Tom Moulton was a fashion model on hiatus from the music business when he visited Fire Island's Botel during a photo shoot. "I got a charge out of it, all these white people dancing to black music." Painstakingly, he spent 80 hours making a 90-minute dance tape using sound-on-sound and vari-speed to create a nonstop build. The Botel's owner rejected the tape, but the competing Sandpiper offered to listen, and Moulton left the reel. At 2:30 on a Saturday morning, Moulton was awakened by a call from the Sandpiper that was unintelligible except for the screaming of dancers. To a tape!


So Tom, How come you started mixing stuff?

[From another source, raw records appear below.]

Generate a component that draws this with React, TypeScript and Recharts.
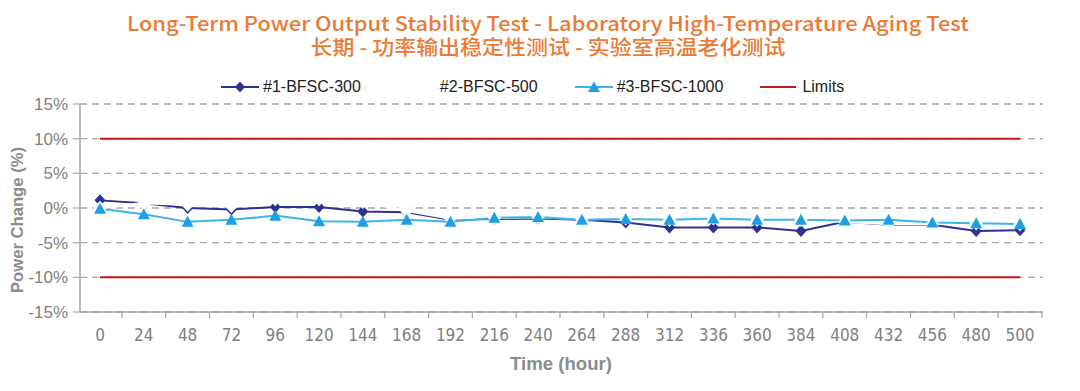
import React from 'react';
import { LineChart, Line, XAxis, YAxis, CartesianGrid } from 'recharts';

const hours = ['0', '24', '48', '72', '96', '120', '144', '168', '192', '216', '240', '264', '288', '312', '336', '360', '384', '408', '432', '456', '480', '500'];
const bfsc300 = [1.1, 0.7, 0.0, -0.2, 0.15, 0.15, -0.5, -0.6, -1.7, -1.6, -1.5, -1.7, -2.1, -2.8, -2.8, -2.8, -3.3, -2.0, -2.4, -2.4, -3.3, -3.2];
const bfsc500 = [0.0, 0.7, 0.5, 0.3, 1.3, 1.3, 0.9, -0.4, -1.5, -1.4, -1.3, -1.6, -1.5, -1.7, -1.5, -1.7, -1.7, -2.0, -2.3, -2.3, -2.2, -2.3];
const bfsc1000 = [-0.1, -0.9, -2.0, -1.7, -1.1, -1.9, -2.0, -1.7, -2.0, -1.4, -1.3, -1.7, -1.6, -1.7, -1.5, -1.7, -1.7, -1.8, -1.7, -2.1, -2.2, -2.3];
const limitHigh = [10, 10, 10, 10, 10, 10, 10, 10, 10, 10, 10, 10, 10, 10, 10, 10, 10, 10, 10, 10, 10, 10];
const limitLow = [-10, -10, -10, -10, -10, -10, -10, -10, -10, -10, -10, -10, -10, -10, -10, -10, -10, -10, -10, -10, -10, -10];
const yTicks = [-15, -10, -5, 0, 5, 10, 15];

const seriesNames = ['#1-BFSC-300', '#2-BFSC-500', '#3-BFSC-1000', 'Limits'];
const titleEn = 'Long-Term Power Output Stability Test - Laboratory High-Temperature Aging Test';
const titleZh = '长期 - 功率输出稳定性测试 - 实验室高温老化测试';

const data = hours.map((h, i) => ({
  hour: h,
  s1: bfsc300[i],
  s2: bfsc500[i],
  s3: bfsc1000[i],
  hi: limitHigh[i],
  lo: limitLow[i],
}));

const NAVY = '#2E3192';
const CYAN_LINE = '#3DB4EA';
const CYAN_MARK = '#1C9FE3';
const RED = '#C8161D';
const GRID = '#a6a6a6';
const TICK = '#7f7f7f';
const BAND = 43.8;

const makeDiamond = (fill: string, hw: number, hh: number) => (props: any) => {
  const { cx, cy, index } = props;
  if (cx == null || cy == null) return <g key={`n-${fill}-${index}`} />;
  return (
    <polygon
      key={`d-${fill}-${index}`}
      points={`${cx},${cy - hh} ${cx + hw},${cy} ${cx},${cy + hh} ${cx - hw},${cy}`}
      fill={fill}
    />
  );
};

const Triangle = (props: any) => {
  const { cx, cy, index } = props;
  if (cx == null || cy == null) return <g key={`tn-${index}`} />;
  return (
    <polygon
      key={`t-${index}`}
      points={`${cx},${cy - 6} ${cx + 6},${cy + 5} ${cx - 6},${cy + 5}`}
      fill={CYAN_MARK}
    />
  );
};

const XTick = (props: any) => {
  const { x, y, payload } = props;
  return (
    <g>
      <line x1={x + BAND / 2} x2={x + BAND / 2} y1={y - 8} y2={y - 2} stroke={GRID} strokeWidth={1.2} />
      <text
        x={x}
        y={y}
        dy={21}
        textAnchor="middle"
        fill={TICK}
        fontSize={17}
        fontFamily="'Liberation Sans Narrow', 'DejaVu Sans Condensed', 'Liberation Sans', Arial, sans-serif"
      >
        {payload.value}
      </text>
    </g>
  );
};

const LegendItem = ({ kind, label }: { kind: number; label: string }) => {
  return (
    <div style={{ display: 'flex', alignItems: 'center', marginRight: 37 }}>
      <svg width={38} height={14} style={{ marginRight: 4 }}>
        {kind === 0 && (
          <g>
            <line x1={0} x2={38} y1={7} y2={7} stroke={NAVY} strokeWidth={2} />
            <polygon points="19,1.5 24,7 19,12.5 14,7" fill={NAVY} />
          </g>
        )}
        {kind === 2 && (
          <g>
            <line x1={0} x2={38} y1={7} y2={7} stroke={CYAN_LINE} strokeWidth={2} />
            <polygon points="19,1.5 25,12 13,12" fill={CYAN_MARK} />
          </g>
        )}
        {kind === 3 && <line x1={0} x2={36} y1={7} y2={7} stroke={RED} strokeWidth={2} />}
      </svg>
      <span>{label}</span>
    </div>
  );
};

export default function App() {
  return (
    <div style={{ position: 'absolute', left: 0, top: 0, width: 1080, height: 391, background: '#fff', overflow: 'hidden' }}>
      <LineChart width={1080} height={391} data={data} margin={{ top: 104, right: 37, bottom: 0, left: 0 }}>
        <CartesianGrid vertical={false} stroke={GRID} strokeDasharray="7 5" strokeWidth={1.3} />
        <XAxis
          dataKey="hour"
          interval={0}
          padding={{ left: 20, right: 23 }}
          tickLine={false}
          axisLine={{ stroke: GRID, strokeWidth: 1.5 }}
          height={79}
          tick={<XTick />}
        />
        <YAxis
          domain={[-15, 15]}
          ticks={yTicks}
          interval={0}
          width={80}
          tickSize={7}
          tickMargin={5}
          tickFormatter={(v: number) => `${v}%`}
          axisLine={{ stroke: GRID, strokeWidth: 1.5 }}
          tickLine={{ stroke: GRID, strokeWidth: 1.2 }}
          tick={{ fill: TICK, fontSize: 17, fontFamily: "'Liberation Sans', Arial, sans-serif" }}
        />
        <Line dataKey="hi" stroke={RED} strokeWidth={2} dot={false} activeDot={false} isAnimationActive={false} />
        <Line dataKey="lo" stroke={RED} strokeWidth={2} dot={false} activeDot={false} isAnimationActive={false} />
        <Line dataKey="s1" stroke={NAVY} strokeWidth={2} dot={makeDiamond(NAVY, 5.5, 6)} activeDot={false} isAnimationActive={false} />
        <Line dataKey="s2" stroke="#ffffff" strokeWidth={2.5} dot={makeDiamond('#ffffff', 6.8, 7.2)} activeDot={false} isAnimationActive={false} />
        <Line dataKey="s3" stroke={CYAN_LINE} strokeWidth={2} dot={Triangle} activeDot={false} isAnimationActive={false} />
      </LineChart>

      <svg width={1080} height={391} style={{ position: 'absolute', left: 0, top: 0, pointerEvents: 'none' }}>
        <text
          x={548}
          y={31}
          textAnchor="middle"
          fontSize={20}
          fontWeight={500}
          fill="#EC7A35"
          fontFamily="'Noto Sans CJK SC', 'Noto Sans', sans-serif"
          textLength={842}
          lengthAdjust="spacingAndGlyphs"
        >
          {titleEn}
        </text>
        <text
          x={548}
          y={55}
          textAnchor="middle"
          fontSize={20}
          fontWeight={500}
          fill="#EC7A35"
          fontFamily="'Noto Sans CJK SC', sans-serif"
          textLength={475}
          lengthAdjust="spacingAndGlyphs"
        >
          {titleZh}
        </text>
        <text
          transform="translate(23,220) rotate(-90)"
          textAnchor="middle"
          fontSize={17}
          fontWeight={700}
          fill="#8c8c8c"
          fontFamily="'Liberation Sans', Arial, sans-serif"
          textLength={146}
          lengthAdjust="spacingAndGlyphs"
        >
          Power Change (%)
        </text>
        <text
          x={561}
          y={370}
          textAnchor="middle"
          fontSize={18}
          fontWeight={700}
          fill="#8c8c8c"
          fontFamily="'Liberation Sans', Arial, sans-serif"
          textLength={102}
          lengthAdjust="spacingAndGlyphs"
        >
          Time (hour)
        </text>
      </svg>

      <div
        style={{
          position: 'absolute',
          left: 221,
          top: 78,
          display: 'flex',
          alignItems: 'center',
          fontFamily: "'Liberation Sans', Arial, sans-serif",
          fontSize: 16,
          color: '#222',
          whiteSpace: 'nowrap',
          lineHeight: '18px',
        }}
      >
        {seriesNames.map((n, i) => (
          <LegendItem key={n} kind={i} label={n} />
        ))}
      </div>
    </div>
  );
}
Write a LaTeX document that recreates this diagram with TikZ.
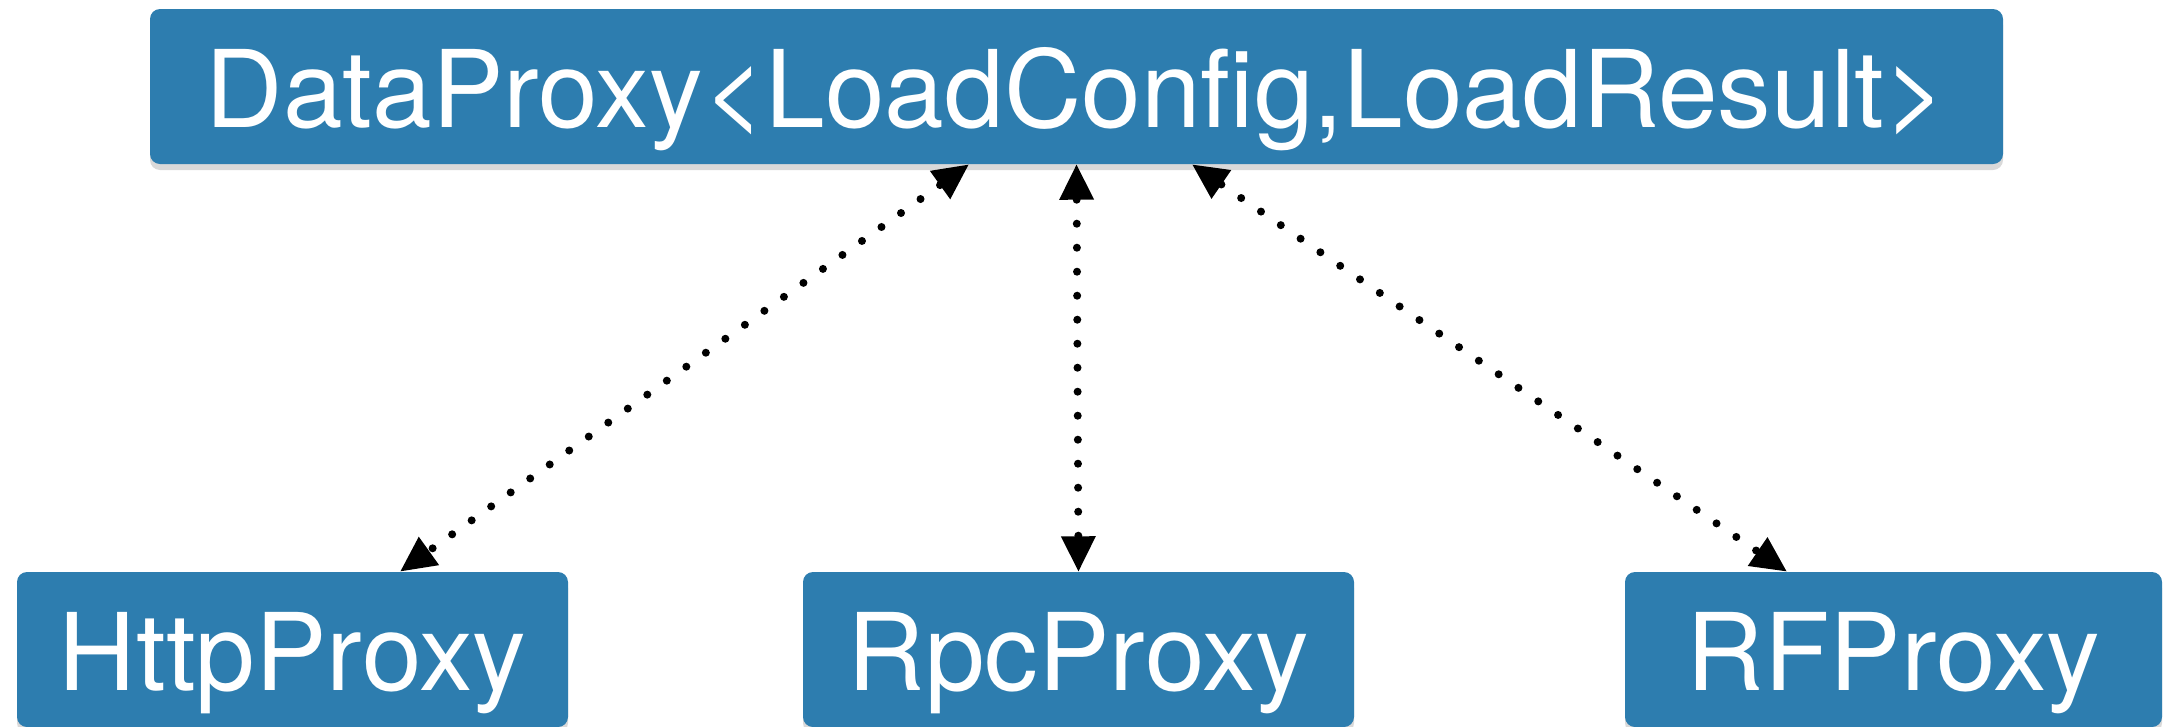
\documentclass[tikz,border=0pt]{standalone}
\usepackage{fontspec}
\setmainfont{TeX Gyre Heros}
\usetikzlibrary{arrows.meta,shadows}
\definecolor{proxyblue}{RGB}{45,125,175}

\begin{document}
\begin{tikzpicture}[
        proxy/.style = {rectangle, rounded corners=0.1cm, fill=proxyblue, text=white, inner sep=0pt,
                        font=\fontsize{30.5}{36}\selectfont, minimum height=1.55cm,
                        text height=0.81cm, text depth=0pt,
                        drop shadow={shadow xshift=0cm, shadow yshift=-0.06cm, opacity=0.3}},
        link/.style = {{Triangle[length=0.35cm, width=0.35cm, line width=0pt]}-{Triangle[length=0.35cm, width=0.35cm, line width=0pt]},
                       line width=0.08cm, line cap=round, dash pattern=on 0pt off 0.24cm}
        ]
        \useasboundingbox (0,0) rectangle (21.75,-7.27);

        \node (data) at (10.765,-0.865) [proxy, minimum width=18.53cm] {DataProxy<LoadConfig,LoadResult>};
        \node (http) at (2.925,-6.495)  [proxy, minimum width=5.51cm] {HttpProxy};
        \node (rpc) at (10.785,-6.495)  [proxy, minimum width=5.51cm] {RpcProxy};
        \node (rf) at (18.935,-6.495)   [proxy, minimum width=5.37cm] {RFProxy};

        \draw[link] ([xshift=-1.08cm]data.south) -- ([xshift=1.08cm]http.north);
        \draw[link] (data.south) -- (rpc.north);
        \draw[link] ([xshift=1.16cm]data.south) -- ([xshift=-1.07cm]rf.north);
    \end{tikzpicture}
\end{document}
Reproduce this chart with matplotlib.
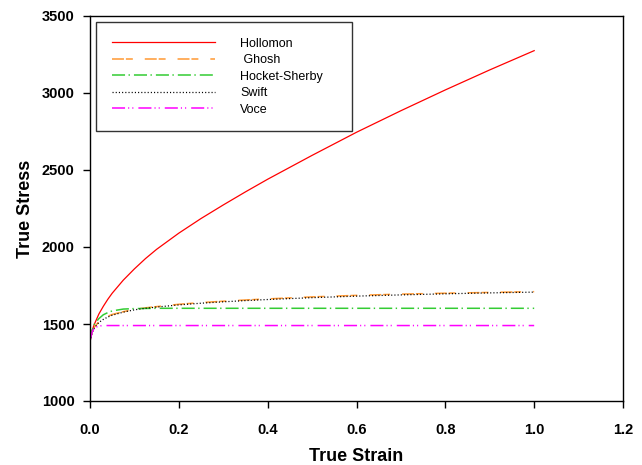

"Well, I started mixing... Eh, I went out to a place called Fire Island and I went up there for a weekend 'cause I had never been there and I watched these people dance. All these white people dancing to black music - I was so amazed. I said "Oh my God, there are other white people that like black music." I was really stunned. And... Especially seeing that many of them.
And of course all the songs were 3 minutes long and I went "It's a shame because the minute the song is over they start mixing in this other song and they don't know whether they should dance to the new song or keep dancing to the old one." And then people would just walk off the floor. That's when everybody would change and you could see that they were trying to get more intense and more involvement. I said "There's got to be a way to make it longer where you don't loose that feeling. Where you can take them to another level." And that's when I came up with this idea to make a tape. - So that's what I did.
I spent like 80 hours to make this 45 minutes tape and then I gave it to them and they told me "Don't give up your day job."
Hahaha [both laughing]

Oh, that was cruel!


Tom continued; "Well, but it was true and then I was so depressed. I was waiting for the boat and then this guy came over to me and said "I got to say something - You look soo down. What's the matter?". I told him what happened, I said "Well, the guy who has this place down the boardwalk here, he is also a model and I was invited out here and I made a mistake." But he said "Well, you know, we own a place here - the Sandpiper. How bad can a tape be." I said "I think it's incredible. It took me 80 hours to do it." He said "If you like, I'll give it to Ron here and let him play it and let him see what he thinks of it. He'll tell you! And if he says - Don't give up your day job - Then I guess it must be true." I gave him the tape and I gave him my phone number and a couple of weeks later they called me at 2:30 on a Saturday morning and said "Oh, can you make another tape - the people are getting wild for this tape!". And that's how I really got started into that side of it."

Great! So have you ever been DJ'ing?


"No! Absolutely not."

OH - You haven't???


"Everybody assumes I have, but I haven't. - I made the tapes for 2 seasons for the Sandpiper. And if you're from New York, doing the music at the Sandpiper you sort of hit the... It's like you take the most famous place you can think of and then if you played there you've made it. So, by doing the music at the Sandpiper people sort of like saying "Oh my God, he has to be like one of the best to do the music there." And no one could understand that it was a tape, so someone had to stand there behind the booth so people wouldn't know it was a tape!"